Return the listing below exactly, with the pictures dropped.

● **Data extract**

========

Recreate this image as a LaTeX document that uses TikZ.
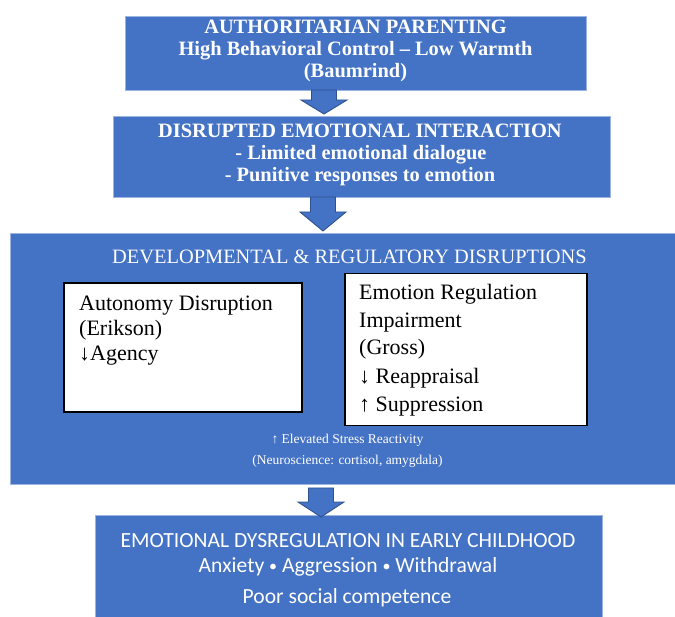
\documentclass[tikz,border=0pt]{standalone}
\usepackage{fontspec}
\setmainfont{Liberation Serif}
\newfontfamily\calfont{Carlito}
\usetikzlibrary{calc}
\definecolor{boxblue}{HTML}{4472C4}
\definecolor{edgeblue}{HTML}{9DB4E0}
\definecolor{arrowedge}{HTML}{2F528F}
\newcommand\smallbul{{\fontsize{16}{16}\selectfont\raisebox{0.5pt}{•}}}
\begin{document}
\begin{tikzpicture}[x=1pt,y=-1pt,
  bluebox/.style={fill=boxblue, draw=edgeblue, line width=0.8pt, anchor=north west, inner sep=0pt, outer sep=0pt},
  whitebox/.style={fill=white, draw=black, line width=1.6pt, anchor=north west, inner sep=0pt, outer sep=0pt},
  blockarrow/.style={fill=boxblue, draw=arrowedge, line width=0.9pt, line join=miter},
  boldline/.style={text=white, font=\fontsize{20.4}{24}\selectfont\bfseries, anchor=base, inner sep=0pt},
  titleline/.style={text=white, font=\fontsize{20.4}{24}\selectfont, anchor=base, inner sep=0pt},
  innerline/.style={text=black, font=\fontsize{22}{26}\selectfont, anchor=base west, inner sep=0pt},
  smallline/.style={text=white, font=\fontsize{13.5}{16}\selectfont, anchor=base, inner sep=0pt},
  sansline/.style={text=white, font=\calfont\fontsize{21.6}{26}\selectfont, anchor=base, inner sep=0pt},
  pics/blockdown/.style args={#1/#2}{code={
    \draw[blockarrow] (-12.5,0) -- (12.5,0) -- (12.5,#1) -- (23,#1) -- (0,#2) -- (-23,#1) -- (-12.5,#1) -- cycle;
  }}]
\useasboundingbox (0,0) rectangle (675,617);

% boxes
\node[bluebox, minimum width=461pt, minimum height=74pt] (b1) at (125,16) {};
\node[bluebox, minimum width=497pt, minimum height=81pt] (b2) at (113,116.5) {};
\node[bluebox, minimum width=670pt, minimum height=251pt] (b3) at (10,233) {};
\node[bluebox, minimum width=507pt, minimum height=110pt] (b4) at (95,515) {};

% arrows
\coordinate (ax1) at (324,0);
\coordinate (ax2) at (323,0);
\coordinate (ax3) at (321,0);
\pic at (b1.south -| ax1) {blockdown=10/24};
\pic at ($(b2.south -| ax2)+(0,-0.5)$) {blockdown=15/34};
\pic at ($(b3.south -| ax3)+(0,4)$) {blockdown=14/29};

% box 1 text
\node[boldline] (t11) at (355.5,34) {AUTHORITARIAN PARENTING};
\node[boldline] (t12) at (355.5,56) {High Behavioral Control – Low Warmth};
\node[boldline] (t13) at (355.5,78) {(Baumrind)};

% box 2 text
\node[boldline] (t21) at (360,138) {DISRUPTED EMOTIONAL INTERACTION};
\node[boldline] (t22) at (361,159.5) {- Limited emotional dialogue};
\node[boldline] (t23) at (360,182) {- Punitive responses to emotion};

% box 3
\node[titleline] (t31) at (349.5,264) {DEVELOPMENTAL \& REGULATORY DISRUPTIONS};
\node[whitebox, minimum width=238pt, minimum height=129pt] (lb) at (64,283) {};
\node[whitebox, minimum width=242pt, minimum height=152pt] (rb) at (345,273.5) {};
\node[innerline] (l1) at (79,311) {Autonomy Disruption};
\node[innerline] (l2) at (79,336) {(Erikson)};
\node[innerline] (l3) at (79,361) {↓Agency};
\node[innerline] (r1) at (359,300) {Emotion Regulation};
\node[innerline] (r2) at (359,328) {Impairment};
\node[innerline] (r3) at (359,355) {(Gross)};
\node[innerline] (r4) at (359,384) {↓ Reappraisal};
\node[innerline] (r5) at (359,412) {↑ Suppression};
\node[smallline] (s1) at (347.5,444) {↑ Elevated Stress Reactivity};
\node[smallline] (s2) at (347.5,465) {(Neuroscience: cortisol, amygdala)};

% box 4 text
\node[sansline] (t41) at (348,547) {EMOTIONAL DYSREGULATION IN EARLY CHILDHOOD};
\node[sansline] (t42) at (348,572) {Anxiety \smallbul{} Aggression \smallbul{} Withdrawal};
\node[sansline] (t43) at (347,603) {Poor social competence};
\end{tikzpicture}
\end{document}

========

● **Correct answer**
Recreate this image as a LaTeX document that uses TikZ.
\documentclass[tikz,border=0pt]{standalone}
\usepackage{fontspec}
\setmainfont{Liberation Serif}
\newfontfamily\calfont{Carlito}
\usetikzlibrary{calc}
\definecolor{boxblue}{HTML}{4472C4}
\definecolor{edgeblue}{HTML}{9DB4E0}
\definecolor{arrowedge}{HTML}{2F528F}
\newcommand\smallbul{{\fontsize{16}{16}\selectfont\raisebox{0.5pt}{•}}}
\begin{document}
\begin{tikzpicture}[x=1pt,y=-1pt,
  bluebox/.style={fill=boxblue, draw=edgeblue, line width=0.8pt, anchor=north west, inner sep=0pt, outer sep=0pt},
  whitebox/.style={fill=white, draw=black, line width=1.6pt, anchor=north west, inner sep=0pt, outer sep=0pt},
  blockarrow/.style={fill=boxblue, draw=arrowedge, line width=0.9pt, line join=miter},
  boldline/.style={text=white, font=\fontsize{20.4}{24}\selectfont\bfseries, anchor=base, inner sep=0pt},
  titleline/.style={text=white, font=\fontsize{20.4}{24}\selectfont, anchor=base, inner sep=0pt},
  innerline/.style={text=black, font=\fontsize{22}{26}\selectfont, anchor=base west, inner sep=0pt},
  smallline/.style={text=white, font=\fontsize{13.5}{16}\selectfont, anchor=base, inner sep=0pt},
  sansline/.style={text=white, font=\calfont\fontsize{21.6}{26}\selectfont, anchor=base, inner sep=0pt},
  pics/blockdown/.style args={#1/#2}{code={
    \draw[blockarrow] (-12.5,0) -- (12.5,0) -- (12.5,#1) -- (23,#1) -- (0,#2) -- (-23,#1) -- (-12.5,#1) -- cycle;
  }}]
\useasboundingbox (0,0) rectangle (675,617);

% boxes
\node[bluebox, minimum width=461pt, minimum height=74pt] (b1) at (125,16) {};
\node[bluebox, minimum width=497pt, minimum height=81pt] (b2) at (113,116.5) {};
\node[bluebox, minimum width=670pt, minimum height=251pt] (b3) at (10,233) {};
\node[bluebox, minimum width=507pt, minimum height=110pt] (b4) at (95,515) {};

% arrows
\coordinate (ax1) at (324,0);
\coordinate (ax2) at (323,0);
\coordinate (ax3) at (321,0);
\pic at (b1.south -| ax1) {blockdown=10/24};
\pic at ($(b2.south -| ax2)+(0,-0.5)$) {blockdown=15/34};
\pic at ($(b3.south -| ax3)+(0,4)$) {blockdown=14/29};

% box 1 text
\node[boldline] (t11) at (355.5,34) {AUTHORITARIAN PARENTING};
\node[boldline] (t12) at (355.5,56) {High Behavioral Control – Low Warmth};
\node[boldline] (t13) at (355.5,78) {(Baumrind)};

% box 2 text
\node[boldline] (t21) at (360,138) {DISRUPTED EMOTIONAL INTERACTION};
\node[boldline] (t22) at (361,159.5) {- Limited emotional dialogue};
\node[boldline] (t23) at (360,182) {- Punitive responses to emotion};

% box 3
\node[titleline] (t31) at (349.5,264) {DEVELOPMENTAL \& REGULATORY DISRUPTIONS};
\node[whitebox, minimum width=238pt, minimum height=129pt] (lb) at (64,283) {};
\node[whitebox, minimum width=242pt, minimum height=152pt] (rb) at (345,273.5) {};
\node[innerline] (l1) at (79,311) {Autonomy Disruption};
\node[innerline] (l2) at (79,336) {(Erikson)};
\node[innerline] (l3) at (79,361) {↓Agency};
\node[innerline] (r1) at (359,300) {Emotion Regulation};
\node[innerline] (r2) at (359,328) {Impairment};
\node[innerline] (r3) at (359,355) {(Gross)};
\node[innerline] (r4) at (359,384) {↓ Reappraisal};
\node[innerline] (r5) at (359,412) {↑ Suppression};
\node[smallline] (s1) at (347.5,444) {↑ Elevated Stress Reactivity};
\node[smallline] (s2) at (347.5,465) {(Neuroscience: cortisol, amygdala)};

% box 4 text
\node[sansline] (t41) at (348,547) {EMOTIONAL DYSREGULATION IN EARLY CHILDHOOD};
\node[sansline] (t42) at (348,572) {Anxiety \smallbul{} Aggression \smallbul{} Withdrawal};
\node[sansline] (t43) at (347,603) {Poor social competence};
\end{tikzpicture}
\end{document}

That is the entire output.